= EXERCISE DIRECTIONS =
Take the lines from the beginning of the material through the line containing "0.889e6, 0.891e6, 0.897e6];" and retype them exactly, leaving the pictures out.

= DATASET EXCERPT =

--- BEGIN ---

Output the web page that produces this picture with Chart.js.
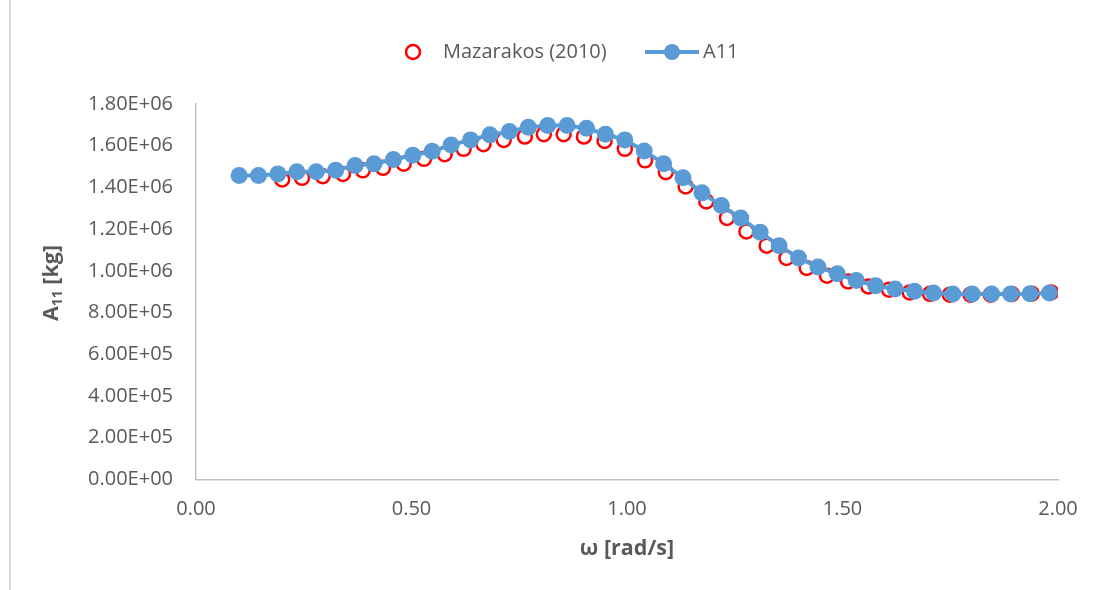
<!DOCTYPE html>
<html>
<head>
<meta charset="utf-8">
<script src="https://cdn.jsdelivr.net/npm/chart.js@4/dist/chart.umd.min.js"></script>
<style>
  html, body { margin: 0; padding: 0; background: #ffffff; }
  #wrap { position: relative; width: 1097px; height: 590px; }
  #wrap canvas { position: absolute; left: 0; top: 0; }
  #frame { position: absolute; left: 9px; top: 0; width: 0; height: 590px; border-left: 2px solid #d9d9d9; }
</style>
</head>
<body>
<div id="wrap">
  <canvas id="chart" width="1097" height="590"></canvas>
  <div id="frame"></div>
</div>
<script>
// Reference values, Mazarakos (2010): frequency [rad/s] and added mass A11 [kg]
const omegaRef = [0.200, 0.246, 0.294, 0.341, 0.387, 0.434, 0.482, 0.529, 0.577, 0.621,
                  0.667, 0.714, 0.763, 0.807, 0.853, 0.900, 0.948, 0.995, 1.042, 1.090,
                  1.136, 1.184, 1.232, 1.277, 1.324, 1.370, 1.417, 1.464, 1.513, 1.560,
                  1.608, 1.656, 1.703, 1.749, 1.797, 1.844, 1.893, 1.939, 1.984];
const a11Ref = [1.438e6, 1.446e6, 1.454e6, 1.465e6, 1.482e6, 1.494e6, 1.514e6, 1.537e6, 1.559e6, 1.585e6,
                1.607e6, 1.628e6, 1.644e6, 1.655e6, 1.655e6, 1.644e6, 1.623e6, 1.585e6, 1.530e6, 1.473e6,
                1.405e6, 1.333e6, 1.254e6, 1.189e6, 1.121e6, 1.062e6, 1.014e6, 0.977e6, 0.949e6, 0.925e6,
                0.910e6, 0.897e6, 0.890e6, 0.886e6, 0.886e6, 0.886e6, 0.889e6, 0.891e6, 0.897e6];

// Computed A11 curve
const omegaCalc = [0.100, 0.145, 0.190, 0.234, 0.279, 0.324, 0.369, 0.413, 0.458, 0.503,
                   0.548, 0.592, 0.637, 0.682, 0.727, 0.771, 0.816, 0.861, 0.906, 0.950,
                   0.995, 1.040, 1.085, 1.130, 1.174, 1.219, 1.264, 1.309, 1.353, 1.398,
                   1.443, 1.488, 1.532, 1.577, 1.622, 1.667, 1.711, 1.756, 1.801, 1.846,
                   1.890, 1.935, 1.980];
const a11Calc = [1.457e6, 1.457e6, 1.465e6, 1.475e6, 1.475e6, 1.482e6, 1.505e6, 1.513e6, 1.534e6, 1.554e6,
                 1.573e6, 1.604e6, 1.628e6, 1.652e6, 1.668e6, 1.689e6, 1.697e6, 1.697e6, 1.684e6, 1.655e6,
                 1.628e6, 1.575e6, 1.514e6, 1.446e6, 1.374e6, 1.313e6, 1.254e6, 1.185e6, 1.121e6, 1.062e6,
                 1.019e6, 0.986e6, 0.954e6, 0.929e6, 0.913e6, 0.902e6, 0.894e6, 0.889e6, 0.889e6, 0.889e6,
                 0.889e6, 0.890e6, 0.894e6];

// Axis ranges and labels
const xMin = 0, xMax = 2, xStep = 0.5;
const yMin = 0, yMax = 1.8e6, yStep = 2e5;
const seriesNames = ['Mazarakos (2010)', 'A11'];
const xTitle = 'ω [rad/s]';
const yTitleParts = ['A', '11', ' [kg]'];

const FONT = "'Open Sans', 'DejaVu Sans', sans-serif";
const TEXT = '#595959';
const AXIS = '#bfbfbf';
const RED = '#ff0000';
const BLUE = '#5b9bd5';

function toPoints(xs, ys) { return xs.map((x, i) => ({ x: x, y: ys[i] })); }

// Excel-style scientific label, e.g. 1.80E+06
function sciLabel(v) {
  const parts = Number(v).toExponential(2).split('e');
  const exp = parseInt(parts[1], 10);
  const sign = exp < 0 ? '-' : '+';
  return parts[0] + 'E' + sign + String(Math.abs(exp)).padStart(2, '0');
}

// Legend and axis titles drawn on the canvas
const decorations = {
  id: 'decorations',
  afterDraw(chart) {
    const ctx = chart.ctx;
    const area = chart.chartArea;
    ctx.save();

    // legend
    const ly = 52;
    ctx.font = '20px ' + FONT;
    ctx.fillStyle = TEXT;
    ctx.textBaseline = 'middle';
    ctx.textAlign = 'left';
    ctx.lineWidth = 2.5;
    ctx.strokeStyle = RED;
    ctx.beginPath();
    ctx.arc(413, ly, 7, 0, Math.PI * 2);
    ctx.stroke();
    ctx.fillText(seriesNames[0], 443, ly);

    ctx.strokeStyle = BLUE;
    ctx.lineWidth = 4;
    ctx.beginPath();
    ctx.moveTo(645, ly);
    ctx.lineTo(699, ly);
    ctx.stroke();
    ctx.fillStyle = BLUE;
    ctx.beginPath();
    ctx.arc(672, ly, 8, 0, Math.PI * 2);
    ctx.fill();
    ctx.fillStyle = TEXT;
    ctx.fillText(seriesNames[1], 703, ly);

    // x-axis title
    ctx.font = 'bold 21.5px ' + FONT;
    ctx.textAlign = 'center';
    ctx.fillText(xTitle, (area.left + area.right) / 2, 549);

    // y-axis title with subscript
    const big = 'bold 21.5px ' + FONT;
    const small = 'bold 14px ' + FONT;
    ctx.font = big; const w0 = ctx.measureText(yTitleParts[0]).width;
    ctx.font = small; const w1 = ctx.measureText(yTitleParts[1]).width;
    ctx.font = big; const w2 = ctx.measureText(yTitleParts[2]).width;
    const total = w0 + w1 + w2;
    ctx.translate(50, 283);
    ctx.rotate(-Math.PI / 2);
    ctx.textAlign = 'left';
    ctx.textBaseline = 'alphabetic';
    let x = -total / 2;
    ctx.font = big; ctx.fillText(yTitleParts[0], x, 8); x += w0;
    ctx.font = small; ctx.fillText(yTitleParts[1], x, 12); x += w1;
    ctx.font = big; ctx.fillText(yTitleParts[2], x, 8);

    ctx.restore();
  }
};

new Chart(document.getElementById('chart'), {
  type: 'scatter',
  data: {
    datasets: [
      {
        label: seriesNames[0],
        data: toPoints(omegaRef, a11Ref),
        showLine: false,
        pointStyle: 'circle',
        pointRadius: 7,
        pointHoverRadius: 7,
        pointBorderWidth: 2.5,
        pointBorderColor: RED,
        pointBackgroundColor: 'rgba(255,255,255,0)',
        order: 2
      },
      {
        label: seriesNames[1],
        data: toPoints(omegaCalc, a11Calc),
        showLine: true,
        borderColor: BLUE,
        borderWidth: 4,
        tension: 0,
        pointStyle: 'circle',
        pointRadius: 8.5,
        pointHoverRadius: 8.5,
        pointBorderWidth: 0,
        pointBackgroundColor: BLUE,
        order: 1
      }
    ]
  },
  options: {
    responsive: false,
    animation: false,
    events: [],
    layout: { padding: { left: 0, right: 39, top: 104, bottom: 0 } },
    plugins: {
      legend: { display: false },
      tooltip: { enabled: false },
      title: { display: false }
    },
    scales: {
      x: {
        type: 'linear',
        min: xMin, max: xMax,
        grid: { display: false, drawTicks: false },
        border: { display: true, color: AXIS, width: 1.5 },
        ticks: {
          stepSize: xStep,
          padding: 18,
          color: TEXT,
          font: { family: FONT, size: 20 },
          maxRotation: 0,
          callback: (v) => Number(v).toFixed(2)
        },
        afterFit: (s) => { s.height = 110.5; }
      },
      y: {
        type: 'linear',
        min: yMin, max: yMax,
        grid: { display: false, drawTicks: false },
        border: { display: true, color: AXIS, width: 1.5 },
        ticks: {
          stepSize: yStep,
          padding: 23,
          color: TEXT,
          font: { family: FONT, size: 20 },
          callback: (v) => sciLabel(v)
        },
        afterFit: (s) => { s.width = 196; }
      }
    }
  },
  plugins: [decorations]
});
</script>
</body>
</html>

--- END ---

= THE SOLUTION =
Output the web page that produces this picture with Chart.js.
<!DOCTYPE html>
<html>
<head>
<meta charset="utf-8">
<script src="https://cdn.jsdelivr.net/npm/chart.js@4/dist/chart.umd.min.js"></script>
<style>
  html, body { margin: 0; padding: 0; background: #ffffff; }
  #wrap { position: relative; width: 1097px; height: 590px; }
  #wrap canvas { position: absolute; left: 0; top: 0; }
  #frame { position: absolute; left: 9px; top: 0; width: 0; height: 590px; border-left: 2px solid #d9d9d9; }
</style>
</head>
<body>
<div id="wrap">
  <canvas id="chart" width="1097" height="590"></canvas>
  <div id="frame"></div>
</div>
<script>
// Reference values, Mazarakos (2010): frequency [rad/s] and added mass A11 [kg]
const omegaRef = [0.200, 0.246, 0.294, 0.341, 0.387, 0.434, 0.482, 0.529, 0.577, 0.621,
                  0.667, 0.714, 0.763, 0.807, 0.853, 0.900, 0.948, 0.995, 1.042, 1.090,
                  1.136, 1.184, 1.232, 1.277, 1.324, 1.370, 1.417, 1.464, 1.513, 1.560,
                  1.608, 1.656, 1.703, 1.749, 1.797, 1.844, 1.893, 1.939, 1.984];
const a11Ref = [1.438e6, 1.446e6, 1.454e6, 1.465e6, 1.482e6, 1.494e6, 1.514e6, 1.537e6, 1.559e6, 1.585e6,
                1.607e6, 1.628e6, 1.644e6, 1.655e6, 1.655e6, 1.644e6, 1.623e6, 1.585e6, 1.530e6, 1.473e6,
                1.405e6, 1.333e6, 1.254e6, 1.189e6, 1.121e6, 1.062e6, 1.014e6, 0.977e6, 0.949e6, 0.925e6,
                0.910e6, 0.897e6, 0.890e6, 0.886e6, 0.886e6, 0.886e6, 0.889e6, 0.891e6, 0.897e6];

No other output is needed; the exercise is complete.